The Thirty-Meter-Telescope, to which Sanders will now bring his skills, is planned as a combined optical and infrared telescope, 30 meters in diameter, which would result in images more than 12 times sharper than those of the Hubble Space Telescope and have nine times the light-gathering ability of one of the 10-meter Keck Telescopes, which are currently the largest in the world. Astrophysicists hope to use the TMT to study the earliest galaxies and the details of their formation, as well as to pinpoint the processes which lead to young planetary systems around nearby stars.

"The opportunity to work on this new generation telescope was one I couldn't pass up," Sanders said. "It's a challenge that just looked right for me. I learned a lot at LIGO, and I would be very happy if I could repeat those experiences here on the TMT."

The TMT Project is a collaborative effort between Caltech and the University of California.

Stepping into the role of LIGO Deputy Director is laboratory veteran Stan Whitcomb, head of the Detector Support Group, whom Barish described as "one of the most talented and respected scientists in LIGO." Whitcomb said he looked forward to working with everyone in his new position, and that exciting times lay ahead for LIGO.

"Gary's departure is a true loss for LIGO," said Whitcomb, "but he has left behind a strong organization capable of carrying out this scientific mission."
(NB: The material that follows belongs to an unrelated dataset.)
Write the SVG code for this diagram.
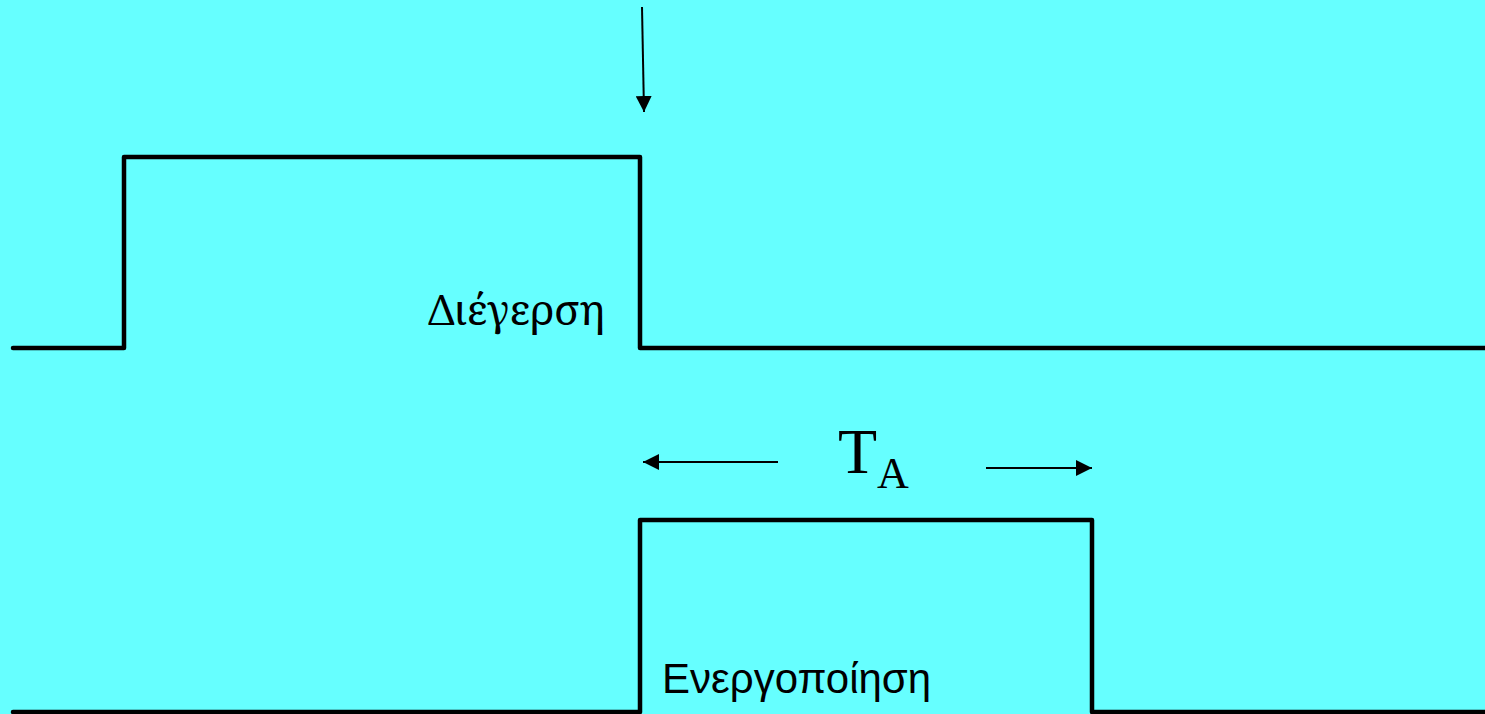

Citing such factors as the unprecedented sensitivity of LIGO's initial detectors, the approach of longer and more sensitive science runs, the development of data analysis tools to fully unfold acquired data, and the building momentum of Advanced LIGO, Whitcomb expressed firm optimism in the future progress of LIGO.

"I am confident we are on the threshold of making gravitational-wave astronomy a reality," he said.